Problem to work on = Restate each line of the listing exactly, without carrying over any pictures.

☆ ☆ ☆

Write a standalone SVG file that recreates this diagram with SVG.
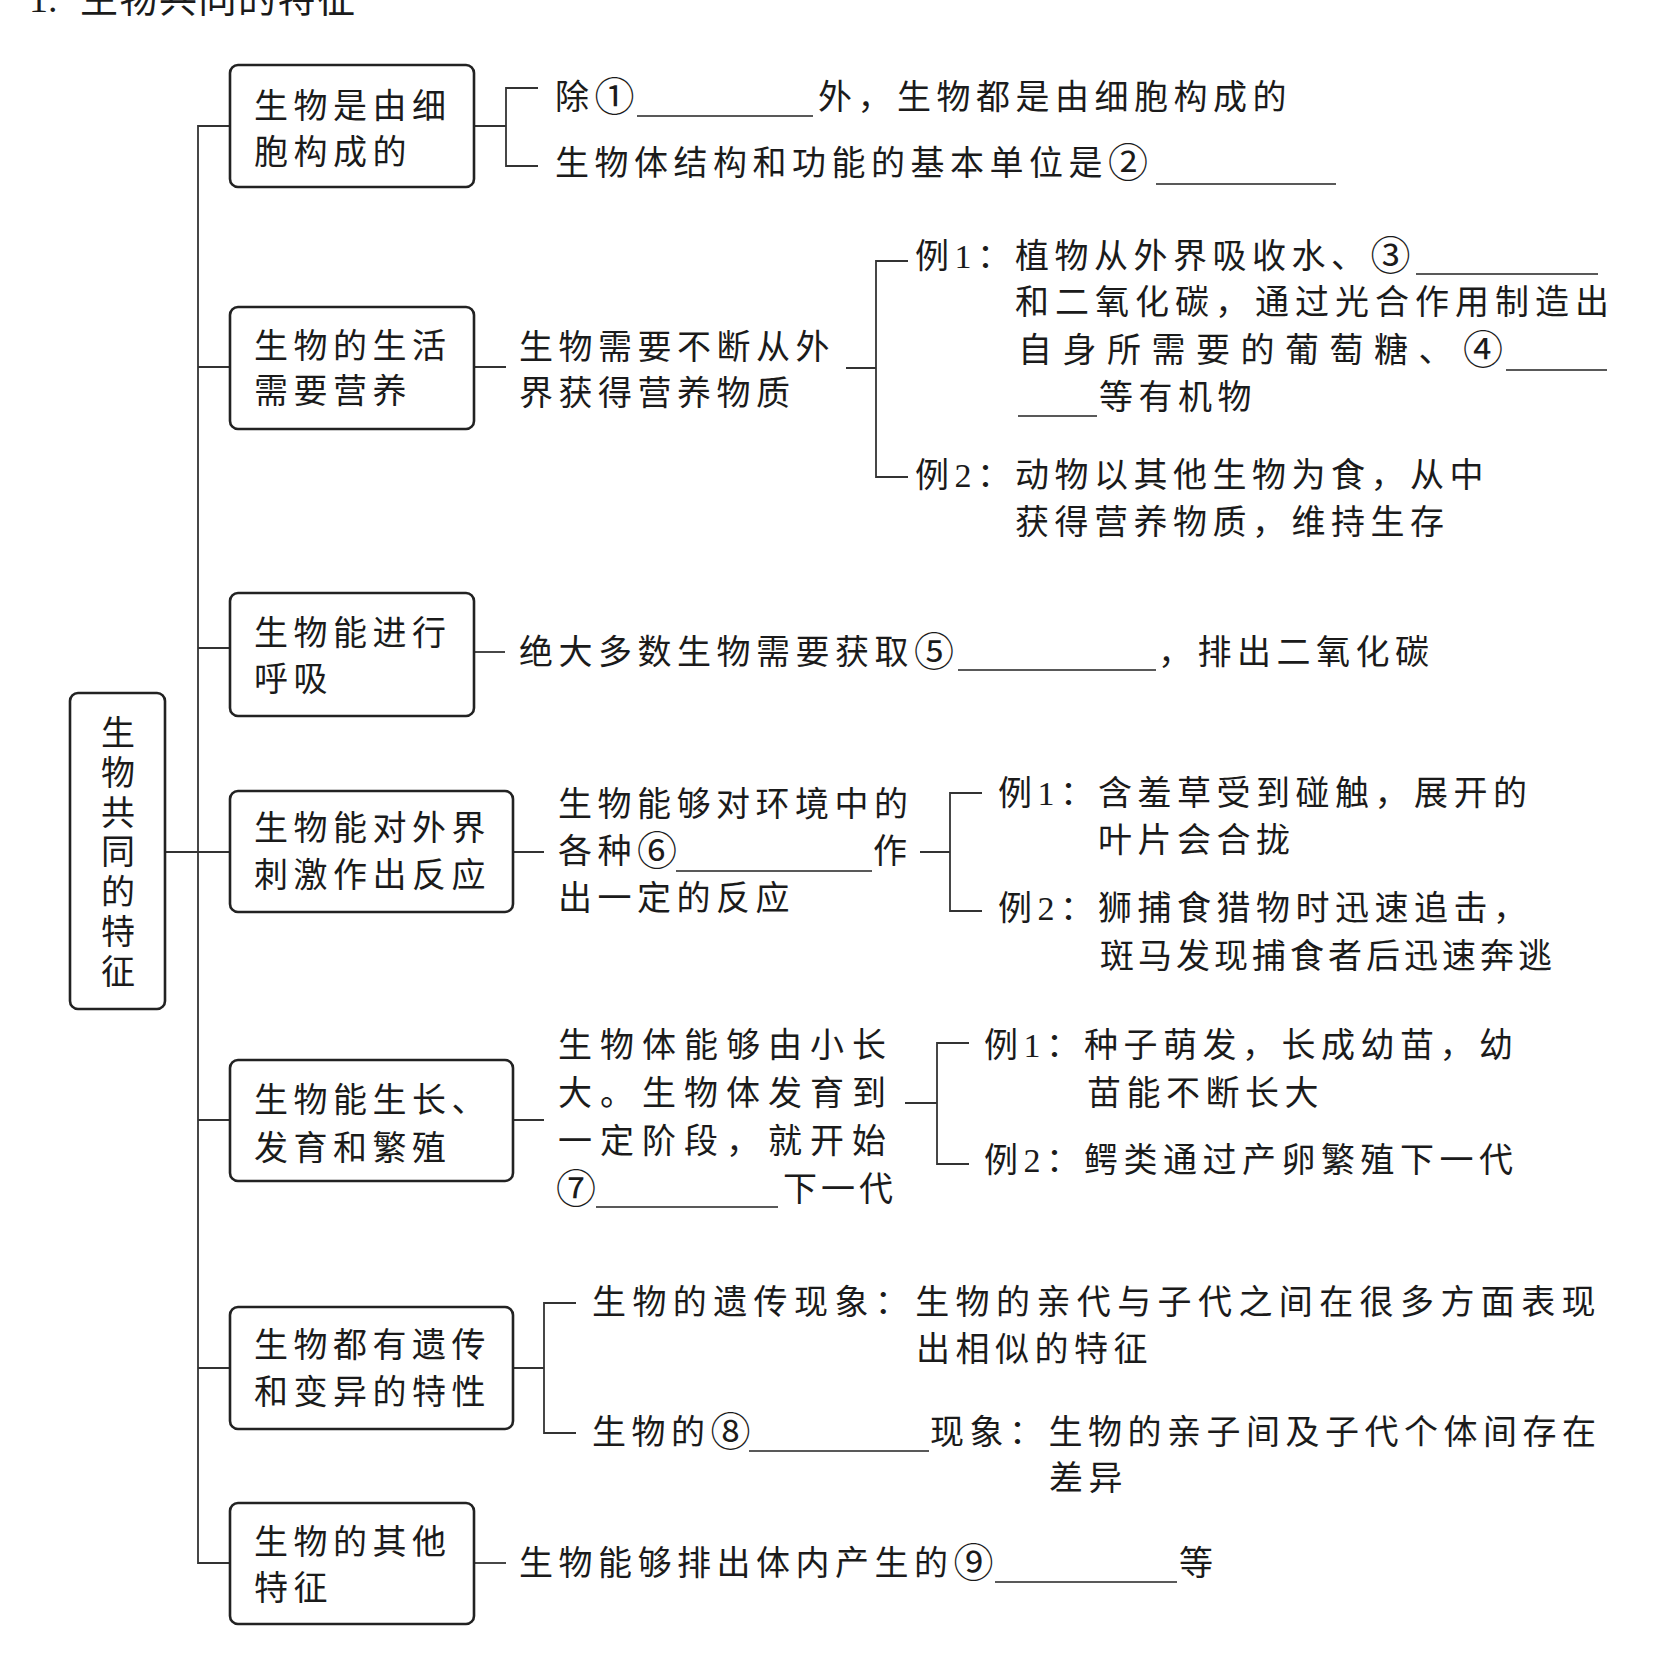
<svg xmlns="http://www.w3.org/2000/svg" width="1678" height="1676" viewBox="0 0 1678 1676">
<style>
.box{fill:#fff;stroke:#222;stroke-width:2.6}
.ln{fill:none;stroke:#333;stroke-width:1.8}
.ul{stroke:#222;stroke-width:1.6}
text{font-family:"Liberation Serif","Noto Sans CJK SC",serif;font-size:34px;fill:#1b1b1b;dominant-baseline:central;letter-spacing:5.5px}
.ttl{font-size:38px;letter-spacing:1.5px}
.c{font-size:40px;letter-spacing:0}
.s8{letter-spacing:6px}
.s84{letter-spacing:6.4px}
.s10{letter-spacing:8px}
.s125{letter-spacing:10.5px}
.s6{letter-spacing:4px}
.vc{text-anchor:middle;letter-spacing:0}
</style>
<rect width="1678" height="1676" fill="#fff"/>
<g id="title">
<text x="29" y="-1" class="ttl" style="letter-spacing:0">1.</text>
<text x="80" y="-1" class="ttl">生物共同的特征</text>
</g>
<g id="connectors">
<path class="ln" d="M230 126 H198 V1563 H230"/>
<path class="ln" d="M165 852 H230"/>
<path class="ln" d="M198 367 H230 M198 648 H230 M198 1120 H230 M198 1368 H230"/>
<path class="ln" d="M474 126 H506 M538 88 H506 V166 H538"/>
<path class="ln" d="M473 367 H506 M846 368 H876 M908 261 H876 V477 H908"/>
<path class="ln" d="M474 652 H505"/>
<path class="ln" d="M513 852 H544 M920 852 H950 M982 793 H950 V911 H982"/>
<path class="ln" d="M513 1120 H544 M905 1103 H937 M969 1043 H937 V1164 H969"/>
<path class="ln" d="M513 1368 H544 M576 1303 H544 V1433 H576"/>
<path class="ln" d="M474 1563 H506"/>
</g>
<g id="root">
<rect class="box" x="70" y="693" width="95" height="316" rx="8"/>
<text class="vc" x="118" y="733">生</text>
<text class="vc" x="118" y="773">物</text>
<text class="vc" x="118" y="813">共</text>
<text class="vc" x="118" y="852">同</text>
<text class="vc" x="118" y="892">的</text>
<text class="vc" x="118" y="932">特</text>
<text class="vc" x="118" y="972">征</text>
</g>
<g id="n1">
<rect class="box" x="230" y="65" width="244" height="122" rx="8"/>
<text x="254" y="106">生物是由细</text>
<text x="254" y="152">胞构成的</text>
</g>
<g id="n1-detail">
<text x="555" y="97">除<tspan class="c">①</tspan></text>
<line class="ul" x1="637" y1="116" x2="813" y2="116"/>
<text x="818" y="97">外，生物都是由细胞构成的</text>
<text x="555" y="163">生物体结构和功能的基本单位是<tspan class="c">②</tspan></text>
<line class="ul" x1="1156" y1="184" x2="1336" y2="184"/>
</g>
<g id="n2">
<rect class="box" x="230" y="307" width="244" height="122" rx="8"/>
<text x="254" y="346">生物的生活</text>
<text x="254" y="391">需要营养</text>
</g>
<g id="n2-detail">
<text x="519" y="347">生物需要不断从外</text>
<text x="519" y="393">界获得营养物质</text>
<text x="915" y="256">例1：</text>
<text x="1015" y="256">植物从外界吸收水、<tspan class="c">③</tspan></text>
<line class="ul" x1="1416" y1="274" x2="1598" y2="274"/>
<text x="1015" y="302" class="s8">和二氧化碳，通过光合作用制造出</text>
<text x="1018" y="350" class="s125">自身所需要的葡萄糖、<tspan class="c">④</tspan></text>
<line class="ul" x1="1506" y1="370" x2="1607" y2="370"/>
<line class="ul" x1="1018" y1="416" x2="1097" y2="416"/>
<text x="1099" y="397">等有机物</text>
<text x="915" y="475">例2：</text>
<text x="1015" y="475">动物以其他生物为食，从中</text>
<text x="1015" y="522">获得营养物质，维持生存</text>
</g>
<g id="n3">
<rect class="box" x="230" y="593" width="244" height="123" rx="8"/>
<text x="254" y="633">生物能进行</text>
<text x="254" y="679">呼吸</text>
</g>
<g id="n3-detail">
<text x="519" y="652">绝大多数生物需要获取<tspan class="c">⑤</tspan></text>
<line class="ul" x1="958" y1="670" x2="1156" y2="670"/>
<text x="1158" y="652">，排出二氧化碳</text>
</g>
<g id="n4">
<rect class="box" x="230" y="791" width="283" height="121" rx="8"/>
<text x="254" y="828">生物能对外界</text>
<text x="254" y="875">刺激作出反应</text>
</g>
<g id="n4-detail">
<text x="558" y="804">生物能够对环境中的</text>
<text x="558" y="851">各种<tspan class="c">⑥</tspan></text>
<line class="ul" x1="676" y1="871" x2="872" y2="871"/>
<text x="873" y="851">作</text>
<text x="558" y="898">出一定的反应</text>
<text x="998" y="793">例1：</text>
<text x="1098" y="793">含羞草受到碰触，展开的</text>
<text x="1098" y="840">叶片会合拢</text>
<text x="998" y="908">例2：</text>
<text x="1098" y="908">狮捕食猎物时迅速追击，</text>
<text x="1100" y="956" class="s6">斑马发现捕食者后迅速奔逃</text>
</g>
<g id="n5">
<rect class="box" x="230" y="1060" width="283" height="121" rx="8"/>
<text x="254" y="1100">生物能生长、</text>
<text x="254" y="1148">发育和繁殖</text>
</g>
<g id="n5-detail">
<text x="558" y="1045" class="s10">生物体能够由小长</text>
<text x="558" y="1093" class="s10">大。生物体发育到</text>
<text x="558" y="1141" class="s10">一定阶段，就开始</text>
<text x="556" y="1189"><tspan class="c">⑦</tspan></text>
<line class="ul" x1="596" y1="1207" x2="778" y2="1207"/>
<text x="783" y="1189" class="s6">下一代</text>
<text x="984" y="1045">例1：</text>
<text x="1084" y="1045">种子萌发，长成幼苗，幼</text>
<text x="1087" y="1093">苗能不断长大</text>
<text x="984" y="1160">例2：</text>
<text x="1084" y="1160">鳄类通过产卵繁殖下一代</text>
</g>
<g id="n6">
<rect class="box" x="230" y="1307" width="283" height="122" rx="8"/>
<text x="254" y="1345">生物都有遗传</text>
<text x="254" y="1392">和变异的特性</text>
</g>
<g id="n6-detail">
<text x="592" y="1302" class="s84">生物的遗传现象：生物的亲代与子代之间在很多方面表现</text>
<text x="916" y="1349">出相似的特征</text>
<text x="592" y="1432">生物的<tspan class="c">⑧</tspan></text>
<line class="ul" x1="749" y1="1451" x2="929" y2="1451"/>
<text x="930" y="1432">现象：生物的亲子间及子代个体间存在</text>
<text x="1049" y="1478">差异</text>
</g>
<g id="n7">
<rect class="box" x="230" y="1503" width="244" height="121" rx="8"/>
<text x="254" y="1542">生物的其他</text>
<text x="254" y="1588">特征</text>
</g>
<g id="n7-detail">
<text x="519" y="1563">生物能够排出体内产生的<tspan class="c">⑨</tspan></text>
<line class="ul" x1="995" y1="1582" x2="1177" y2="1582"/>
<text x="1179" y="1563">等</text>
</g>
</svg>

☆ ☆ ☆

Written solution =
Write a standalone SVG file that recreates this diagram with SVG.
<svg xmlns="http://www.w3.org/2000/svg" width="1678" height="1676" viewBox="0 0 1678 1676">
<style>
.box{fill:#fff;stroke:#222;stroke-width:2.6}
.ln{fill:none;stroke:#333;stroke-width:1.8}
.ul{stroke:#222;stroke-width:1.6}
text{font-family:"Liberation Serif","Noto Sans CJK SC",serif;font-size:34px;fill:#1b1b1b;dominant-baseline:central;letter-spacing:5.5px}
.ttl{font-size:38px;letter-spacing:1.5px}
.c{font-size:40px;letter-spacing:0}
.s8{letter-spacing:6px}
.s84{letter-spacing:6.4px}
.s10{letter-spacing:8px}
.s125{letter-spacing:10.5px}
.s6{letter-spacing:4px}
.vc{text-anchor:middle;letter-spacing:0}
</style>
<rect width="1678" height="1676" fill="#fff"/>
<g id="title">
<text x="29" y="-1" class="ttl" style="letter-spacing:0">1.</text>
<text x="80" y="-1" class="ttl">生物共同的特征</text>
</g>
<g id="connectors">
<path class="ln" d="M230 126 H198 V1563 H230"/>
<path class="ln" d="M165 852 H230"/>
<path class="ln" d="M198 367 H230 M198 648 H230 M198 1120 H230 M198 1368 H230"/>
<path class="ln" d="M474 126 H506 M538 88 H506 V166 H538"/>
<path class="ln" d="M473 367 H506 M846 368 H876 M908 261 H876 V477 H908"/>
<path class="ln" d="M474 652 H505"/>
<path class="ln" d="M513 852 H544 M920 852 H950 M982 793 H950 V911 H982"/>
<path class="ln" d="M513 1120 H544 M905 1103 H937 M969 1043 H937 V1164 H969"/>
<path class="ln" d="M513 1368 H544 M576 1303 H544 V1433 H576"/>
<path class="ln" d="M474 1563 H506"/>
</g>
<g id="root">
<rect class="box" x="70" y="693" width="95" height="316" rx="8"/>
<text class="vc" x="118" y="733">生</text>
<text class="vc" x="118" y="773">物</text>
<text class="vc" x="118" y="813">共</text>
<text class="vc" x="118" y="852">同</text>
<text class="vc" x="118" y="892">的</text>
<text class="vc" x="118" y="932">特</text>
<text class="vc" x="118" y="972">征</text>
</g>
<g id="n1">
<rect class="box" x="230" y="65" width="244" height="122" rx="8"/>
<text x="254" y="106">生物是由细</text>
<text x="254" y="152">胞构成的</text>
</g>
<g id="n1-detail">
<text x="555" y="97">除<tspan class="c">①</tspan></text>
<line class="ul" x1="637" y1="116" x2="813" y2="116"/>
<text x="818" y="97">外，生物都是由细胞构成的</text>
<text x="555" y="163">生物体结构和功能的基本单位是<tspan class="c">②</tspan></text>
<line class="ul" x1="1156" y1="184" x2="1336" y2="184"/>
</g>
<g id="n2">
<rect class="box" x="230" y="307" width="244" height="122" rx="8"/>
<text x="254" y="346">生物的生活</text>
<text x="254" y="391">需要营养</text>
</g>
<g id="n2-detail">
<text x="519" y="347">生物需要不断从外</text>
<text x="519" y="393">界获得营养物质</text>
<text x="915" y="256">例1：</text>
<text x="1015" y="256">植物从外界吸收水、<tspan class="c">③</tspan></text>
<line class="ul" x1="1416" y1="274" x2="1598" y2="274"/>
<text x="1015" y="302" class="s8">和二氧化碳，通过光合作用制造出</text>
<text x="1018" y="350" class="s125">自身所需要的葡萄糖、<tspan class="c">④</tspan></text>
<line class="ul" x1="1506" y1="370" x2="1607" y2="370"/>
<line class="ul" x1="1018" y1="416" x2="1097" y2="416"/>
<text x="1099" y="397">等有机物</text>
<text x="915" y="475">例2：</text>
<text x="1015" y="475">动物以其他生物为食，从中</text>
<text x="1015" y="522">获得营养物质，维持生存</text>
</g>
<g id="n3">
<rect class="box" x="230" y="593" width="244" height="123" rx="8"/>
<text x="254" y="633">生物能进行</text>
<text x="254" y="679">呼吸</text>
</g>
<g id="n3-detail">
<text x="519" y="652">绝大多数生物需要获取<tspan class="c">⑤</tspan></text>
<line class="ul" x1="958" y1="670" x2="1156" y2="670"/>
<text x="1158" y="652">，排出二氧化碳</text>
</g>
<g id="n4">
<rect class="box" x="230" y="791" width="283" height="121" rx="8"/>
<text x="254" y="828">生物能对外界</text>
<text x="254" y="875">刺激作出反应</text>
</g>
<g id="n4-detail">
<text x="558" y="804">生物能够对环境中的</text>
<text x="558" y="851">各种<tspan class="c">⑥</tspan></text>
<line class="ul" x1="676" y1="871" x2="872" y2="871"/>
<text x="873" y="851">作</text>
<text x="558" y="898">出一定的反应</text>
<text x="998" y="793">例1：</text>
<text x="1098" y="793">含羞草受到碰触，展开的</text>
<text x="1098" y="840">叶片会合拢</text>
<text x="998" y="908">例2：</text>
<text x="1098" y="908">狮捕食猎物时迅速追击，</text>
<text x="1100" y="956" class="s6">斑马发现捕食者后迅速奔逃</text>
</g>
<g id="n5">
<rect class="box" x="230" y="1060" width="283" height="121" rx="8"/>
<text x="254" y="1100">生物能生长、</text>
<text x="254" y="1148">发育和繁殖</text>
</g>
<g id="n5-detail">
<text x="558" y="1045" class="s10">生物体能够由小长</text>
<text x="558" y="1093" class="s10">大。生物体发育到</text>
<text x="558" y="1141" class="s10">一定阶段，就开始</text>
<text x="556" y="1189"><tspan class="c">⑦</tspan></text>
<line class="ul" x1="596" y1="1207" x2="778" y2="1207"/>
<text x="783" y="1189" class="s6">下一代</text>
<text x="984" y="1045">例1：</text>
<text x="1084" y="1045">种子萌发，长成幼苗，幼</text>
<text x="1087" y="1093">苗能不断长大</text>
<text x="984" y="1160">例2：</text>
<text x="1084" y="1160">鳄类通过产卵繁殖下一代</text>
</g>
<g id="n6">
<rect class="box" x="230" y="1307" width="283" height="122" rx="8"/>
<text x="254" y="1345">生物都有遗传</text>
<text x="254" y="1392">和变异的特性</text>
</g>
<g id="n6-detail">
<text x="592" y="1302" class="s84">生物的遗传现象：生物的亲代与子代之间在很多方面表现</text>
<text x="916" y="1349">出相似的特征</text>
<text x="592" y="1432">生物的<tspan class="c">⑧</tspan></text>
<line class="ul" x1="749" y1="1451" x2="929" y2="1451"/>
<text x="930" y="1432">现象：生物的亲子间及子代个体间存在</text>
<text x="1049" y="1478">差异</text>
</g>
<g id="n7">
<rect class="box" x="230" y="1503" width="244" height="121" rx="8"/>
<text x="254" y="1542">生物的其他</text>
<text x="254" y="1588">特征</text>
</g>
<g id="n7-detail">
<text x="519" y="1563">生物能够排出体内产生的<tspan class="c">⑨</tspan></text>
<line class="ul" x1="995" y1="1582" x2="1177" y2="1582"/>
<text x="1179" y="1563">等</text>
</g>
</svg>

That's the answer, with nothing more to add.